In the Blink of An Eye

My Dear Sweet Boy Austin,
Tomorrow you are going to come home. You've been in Jacksonville with Grandma and Grandpa for a few days and I've missed you so. I've missed your sweet hugs and kisses and even when you've tormented the dog just a little too much for the day. I miss parenting you (even when you don't make good choices), and spraying you down with the hose in the back yard on these hot days. When you get home tomorrow (thanks to Grams and Mr. Oscar) I can promise you that I will shower you with lots of hugs and kisses.
While you've been gone I cleaned out your room. You have far more toys than I could ever dreamed of having when I was a kid. Too many in fact. It's a lot easier to get rid of things when you aren't around. :) You'll understand one day when you have your own kids. When I told you that I was going to do this, you told me to give your trains away to the children who don't have toys. You told me that you are too old for Thomas, Percy, Diesel 10 and Annie and Clarabel. No longer were you going to fly Harold to the rescue or set up your track to run your trains on. Part of me was glad to get rid of some of the clutter, but the other part of me felt a little sad. Where did my little boy go? He has been replaced by the boy who pretends to be Indiana Jones with an imaginary whip chasing away all the bad guys, who is Bumblebee defeating the Decepticons, or who is Luke Skywalker defeating Darth Vader. My little boy is becoming a big boy. It really feels like yesterday that I was mashing up bananas in rice cereal for your breakfast and nursing you at 3AM. It feels like it was just a few minutes ago that I was up with you all night because you were teething. Wasn't it just recently I had to pack your diaper bag? Now we usually don't have to worry about taking a change of clothes when we're out and about. I feel like I blinked my eyes and all of a sudden before me stands a big boy.
You've started reading. How did that happen? How did I have such a smart child? People think that because your mommy is a teacher I must have taught you how to read. I disagree. You my son are one of the smartest little people I know. You only have to have a word read to you once or twice and you know it. Do you remember when you were about 18 months old and we were on the way to daycare and all of a sudden you were singing the ABC's... perfectly? I almost ran off the road. In your sweet words you told me that you learned it from your teacher at school. You really surprise me sometimes.

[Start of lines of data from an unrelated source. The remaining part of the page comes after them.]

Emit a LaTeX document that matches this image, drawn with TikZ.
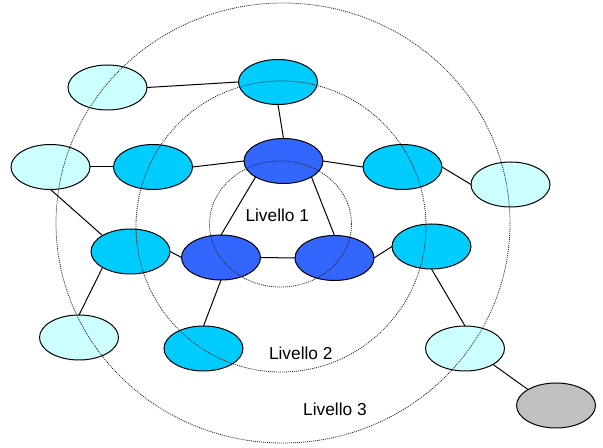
\documentclass[tikz,border=0pt]{standalone}
\usepackage{fontspec}
\setmainfont{Liberation Sans}
\usepackage{xcolor}
\usepackage{tikz}
\usetikzlibrary{
  shapes.geometric
}
\definecolor{blu}{HTML}{3366FF}
\definecolor{azzurro}{HTML}{00CCFF}
\definecolor{celeste}{HTML}{CCFFFF}
\definecolor{grigio}{HTML}{C0C0C0}

\begin{document}
\begin{tikzpicture}[x=0.75pt,y=-0.75pt,
  nodo/.style={ellipse,draw=black,line width=0.75pt,inner sep=0pt,outer sep=0pt,
    minimum width=59.25pt,minimum height=33.75pt},
  arco/.style={draw=black,line width=0.75pt},
  livello/.style={draw=black!85,line width=0.6pt,dash pattern=on 0.75pt off 0.75pt},
  etichetta/.style={inner sep=0pt,font=\fontsize{13}{15}\selectfont}]
  \useasboundingbox (0,0) rectangle (603,448);

  \node[nodo,fill=blu] (1) at (283.5,161) {};
  \node[nodo,fill=blu] (2) at (221,257.5) {};
  \node[nodo,fill=blu] (3) at (334.5,258) {};

  \node[nodo,fill=azzurro] (4) at (278,82) {};
  \node[nodo,fill=azzurro] (5) at (153,167) {};
  \node[nodo,fill=azzurro] (6) at (402.5,167) {};
  \node[nodo,fill=azzurro] (7) at (130.5,251.5) {};
  \node[nodo,fill=azzurro] (8) at (431.5,246.5) {};
  \node[nodo,fill=azzurro] (9) at (203.5,348.5) {};

  \node[nodo,fill=celeste] (10) at (107.5,87.5) {};
  \node[nodo,fill=celeste] (11) at (50.5,167) {};
  \node[nodo,fill=celeste] (12) at (510.5,184.5) {};
  \node[nodo,fill=celeste] (13) at (79,337.5) {};
  \node[nodo,fill=celeste] (14) at (465,348.5) {};

  \node[nodo,fill=grigio] (15) at (556,405.5) {};

  \draw[arco] (10.east) -- (4.west);
  \draw[arco] (4.south) -- (1.north);
  \draw[arco] (11.east) -- (5.west);
  \draw[arco] (5.east) -- (1.west);
  \draw[arco] (1.east) -- (6.west);
  \draw[arco] (6.east) -- (12.west);
  \draw[arco] (11.south) -- (7.north west);
  \draw[arco] (1.south west) -- (2.north);
  \draw[arco] (1.south east) -- (3.north);
  \draw[arco] (7.east) -- (2.west);
  \draw[arco] (2.east) -- (3.west);
  \draw[arco] (3.east) -- (8.west);
  \draw[arco] (7.south west) -- (13.north);
  \draw[arco] (2.south) -- (9.north);
  \draw[arco] (8.south) -- (14.north);
  \draw[arco] (14.south east) -- (15.north west);

  \draw[livello] (280.5,224) ellipse (71 and 63);
  \draw[livello] (281,226.5) ellipse (145 and 145.5);
  \draw[livello] (283,223) ellipse (227 and 220);

  \node[etichetta] (L1) at (277.3,215.3) {Livello 1};
  \node[etichetta] (L2) at (300.8,353) {Livello 2};
  \node[etichetta] (L3) at (335,409) {Livello 3};
\end{tikzpicture}
\end{document}
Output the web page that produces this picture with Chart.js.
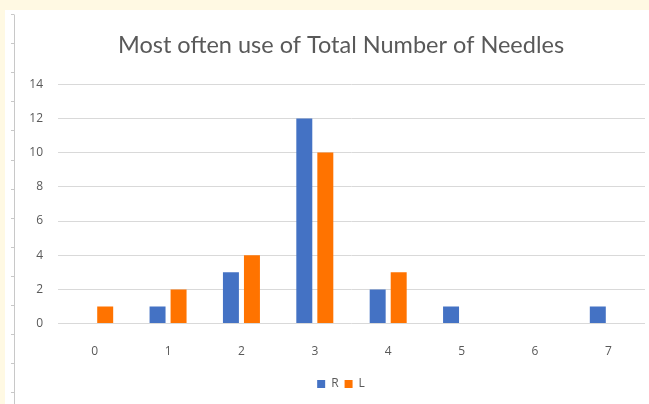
<!DOCTYPE html>
<html>
<head>
<meta charset="utf-8">
<script src="https://cdn.jsdelivr.net/npm/chart.js@4/dist/chart.umd.min.js"></script>
<style>
  html, body { margin: 0; padding: 0; background: #FFF9E3; }
  #wrap { position: absolute; left: 0; top: 0; width: 649px; height: 404px; }
</style>
</head>
<body>
<div id="wrap"><canvas id="c" width="649" height="404"></canvas></div>
<script>
// Number of needles used (category axis)
const categories = ['0', '1', '2', '3', '4', '5', '6', '7'];
// Counts per side
const rightValues = [0, 1, 3, 12, 2, 1, 0, 1];
const leftValues  = [1, 2, 4, 10, 3, 0, 0, 0];
const seriesNames = ['R', 'L'];

const textGray = '#595959';

// Page backdrop: cream margin, white sheet and the ruler line on its left edge
const sheetPlugin = {
  id: 'sheet',
  beforeDraw(chart) {
    const ctx = chart.ctx;
    ctx.save();
    ctx.fillStyle = '#FFF9E3';
    ctx.fillRect(0, 0, chart.width, chart.height);
    ctx.fillStyle = '#FFFFFF';
    ctx.fillRect(5, 10, chart.width - 5, chart.height - 10);
    ctx.strokeStyle = '#C8C8C8';
    ctx.lineWidth = 1;
    ctx.beginPath();
    ctx.moveTo(14.5, 15);
    ctx.lineTo(14.5, chart.height);
    for (let y = 14; y < chart.height; y += 29.1) {
      const yy = Math.round(y) + 0.5;
      ctx.moveTo(11, yy);
      ctx.lineTo(14.5, yy);
    }
    ctx.stroke();
    ctx.restore();
  }
};

new Chart(document.getElementById('c'), {
  type: 'bar',
  data: {
    labels: categories,
    datasets: [
      { label: seriesNames[0], data: rightValues, backgroundColor: '#4472C4' },
      { label: seriesNames[1], data: leftValues,  backgroundColor: '#FF7300' }
    ]
  },
  options: {
    responsive: false,
    animation: false,
    devicePixelRatio: 1,
    categoryPercentage: 0.573,
    barPercentage: 0.76,
    layout: { padding: { left: 37, right: 4, top: 31, bottom: 4 } },
    plugins: {
      title: {
        display: true,
        text: 'Most often use of Total Number of Needles',
        color: textGray,
        font: { family: 'Lato', size: 23.5, weight: 'normal' },
        padding: { top: 0, bottom: 25 }
      },
      legend: {
        position: 'bottom',
        labels: {
          color: textGray,
          boxWidth: 8,
          boxHeight: 8,
          padding: 6,
          font: { family: 'Open Sans', size: 12 }
        }
      },
      tooltip: { enabled: false }
    },
    scales: {
      x: {
        grid: { display: false },
        border: { display: false },
        ticks: { color: textGray, padding: 13, font: { family: 'Open Sans', size: 12 } }
      },
      y: {
        min: 0,
        max: 14,
        // narrow axis box; labels may extend into the left margin
        afterFit(scale) {
          scale.width = 21;
          scale._computeLabelArea = () => undefined;
        },
        ticks: { stepSize: 2, color: textGray, padding: 15, font: { family: 'Open Sans', size: 12 } },
        grid: { color: '#D9D9D9', lineWidth: 1, drawTicks: false },
        border: { display: false }
      }
    }
  },
  plugins: [sheetPlugin]
});
</script>
</body>
</html>
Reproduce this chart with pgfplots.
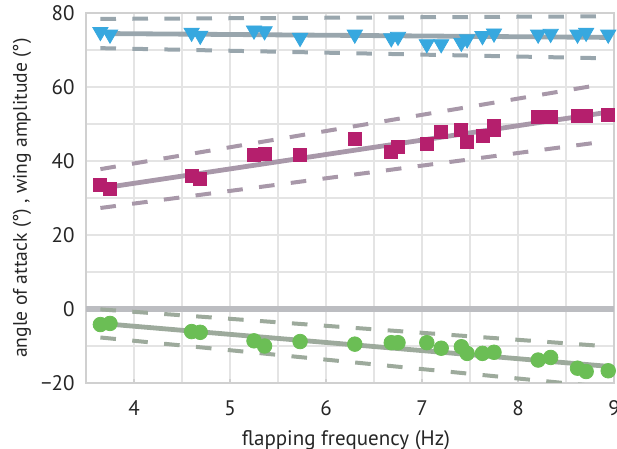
\documentclass[border=0pt]{standalone}
\usepackage{fontspec}
\setmainfont{PT Sans}
\usepackage{pgfplots}
\pgfplotsset{compat=1.18}

\definecolor{tri}{HTML}{37A8DF}
\definecolor{triline}{HTML}{99A6AD}
\definecolor{sq}{HTML}{B51F6D}
\definecolor{sqline}{HTML}{A898A9}
\definecolor{dot}{HTML}{6BBE55}
\definecolor{dotline}{HTML}{9DAA9C}
\definecolor{zeroline}{HTML}{BCBDC1}
\definecolor{gridc}{HTML}{E4E4E4}
\definecolor{framec}{HTML}{D0D0D0}

\begin{document}
\begin{tikzpicture}
\begin{axis}[
    at={(0,0)}, anchor=south west,
    scale only axis,
    width=264pt, height=185pt,
    xmin=3.5, xmax=9,
    ymin=-20, ymax=80,
    xtick={4,5,6,7,8,9},
    xticklabels={4,5,6,7,8,9},
    ytick={-20,0,20,40,60,80},
    yticklabels={−20,0,20,40,60,80},
    minor x tick num=1,
    minor y tick num=1,
    grid=both,
    major grid style={gridc, line width=0.7pt},
    minor grid style={gridc, line width=0.7pt},
    axis line style={framec, line width=0.7pt},
    tick align=inside,
    xtick pos=bottom,
    ytick pos=left,
    major tick length=2pt,
    minor tick length=0pt,
    tick style={framec, line width=0.7pt},
    ytick style={draw=none},
    ticklabel style={font=\fontsize{10.5}{12}\selectfont, text=black!85, inner sep=0pt},
    xticklabel style={anchor=base, yshift=-16.5pt},
    yticklabel style={anchor=east, xshift=-5.5pt},
    xlabel={flapping frequency (Hz)},
    ylabel={angle of attack (°) , wing amplitude (°)},
    xlabel style={font=\fontsize{10.5}{12}\selectfont, text=black!85,
        at={(axis description cs:0.5,0)}, anchor=center, yshift=-28.5pt, xshift=-2pt},
    ylabel style={font=\fontsize{9.8}{12}\selectfont, text=black!85,
        at={(axis description cs:-0.121,0.5)}, anchor=center},
]
% zero reference
\addplot[zeroline, line width=2.8pt] coordinates {(3.5,0) (9,0)};

% bounds (dashed)
\addplot[triline, line width=2pt, dash pattern=on 7.8pt off 8.2pt] coordinates {(3.65,78.4) (8.83,79.1)};
\addplot[triline, line width=2pt, dash pattern=on 7.8pt off 8.2pt] coordinates {(3.65,70.5) (8.83,67.8)};
\addplot[sqline, line width=2pt, dash pattern=on 7.8pt off 8.2pt] coordinates {(3.65,37.8) (8.83,60.5)};
\addplot[sqline, line width=2pt, dash pattern=on 7.8pt off 8.2pt] coordinates {(3.65,27.3) (8.83,45.0)};
\addplot[dotline, line width=2pt, dash pattern=on 7.8pt off 8.2pt] coordinates {(3.65,-0.1) (8.83,-9.9)};
\addplot[dotline, line width=2pt, dash pattern=on 7.8pt off 8.2pt] coordinates {(3.65,-7.7) (8.83,-20.9)};

% fits
\addplot[triline, line width=2.4pt] coordinates {(3.7,74.45) (8.94,73.4)};
\addplot[sqline, line width=2.4pt] coordinates {(3.7,32.8) (8.94,53.2)};
\addplot[dotline, line width=2.4pt] coordinates {(3.7,-4.0) (8.94,-15.5)};

% wing amplitude
\addplot[only marks, mark=triangle*, mark size=4.4pt, mark options={rotate=180, fill=tri, draw=tri}] coordinates {
    (3.65,74.9) (3.75,74.2) (4.60,74.7) (4.69,73.9) (5.25,75.3) (5.36,75.1)
    (5.73,73.3) (6.30,74.2) (6.68,73.2) (6.75,73.6) (7.05,71.6) (7.20,71.6)
    (7.41,72.0) (7.47,72.9) (7.63,73.8) (7.75,74.5) (8.21,74.2) (8.34,74.4)
    (8.62,74.2) (8.71,74.7) (8.94,74.2)
};
% angle of attack
\addplot[only marks, mark=square*, mark size=3.25pt, mark options={fill=sq, draw=sq}] coordinates {
    (3.65,33.5) (3.75,32.4) (4.60,35.9) (4.69,35.1) (5.25,41.6) (5.36,41.9)
    (5.73,41.6) (6.30,46.1) (6.68,42.5) (6.75,43.9) (7.05,44.5) (7.20,47.8)
    (7.41,48.4) (7.47,45.2) (7.63,46.8) (7.75,49.6) (7.75,48.4) (8.21,52.0)
    (8.34,51.8) (8.62,52.2) (8.71,52.2) (8.94,52.4)
};
% third angle
\addplot[only marks, mark=*, mark size=3.65pt, mark options={fill=dot, draw=dot}] coordinates {
    (3.65,-4.2) (3.75,-3.9) (4.60,-6.1) (4.69,-6.3) (5.25,-8.6) (5.36,-10.0)
    (5.73,-8.8) (6.30,-9.5) (6.68,-9.1) (6.75,-9.1) (7.05,-9.1) (7.20,-10.6)
    (7.41,-10.2) (7.47,-12.0) (7.63,-12.0) (7.75,-11.7) (8.21,-13.8) (8.34,-13.1)
    (8.62,-16.0) (8.71,-16.9) (8.94,-16.7)
};
\end{axis}
\pgfresetboundingbox
\useasboundingbox (-43pt,-33pt) rectangle (265.5pt,191.5pt);
\end{tikzpicture}
\end{document}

Now you are going to start Kindergarten in just about 5 weeks. I can't believe it. One huge perk to teaching is that I get to take you with me to school. Mommy worked really hard to get a teaching job at our neighborhood school and the Lord allowed it to happen. Not many working moms can look out their windows and see their child's classroom. There are some things you need to know about the first day of school. I will make sure you have everything you need; your backpack, your supplies, your clothes washed and neat, and your lunch packed. Then I will drop you off in your classroom. Mommy is going to cry. Not because I'm sad. I will be crying because I am proud. I am so proud that in your five years you have become the boy that you have. I will give you a kiss while you're still young enough to let me. Then I will go. We already have our special finger wave picked out in case we see each other in the hall. After school is over I will pick you up. Then you can tell me all about your day.
Oh my sweet boy... as your daddy and I parent you to become a responsible young man we are proud of the boy we see. But I can't help to wonder why it all must go by so fast. Just as quickly as we've gotten to kindergarten, we are going to get to Middle School and then High School. Before I know it, I'll be the mom in the dorm parking lot with a box of kleenex. But as time goes and I have to let you go little by little, know that I love you. You often ask me if I'll love you no matter what... and I will, always. No matter what. I am so thankful that God gave you to me to mother. I am so blessed to have a sweet, caring, adventurous, energetic, smart, and fun kid to call my own. I love you to the moon and back my sweet boy... even if you are becoming a man in the blink of my eye.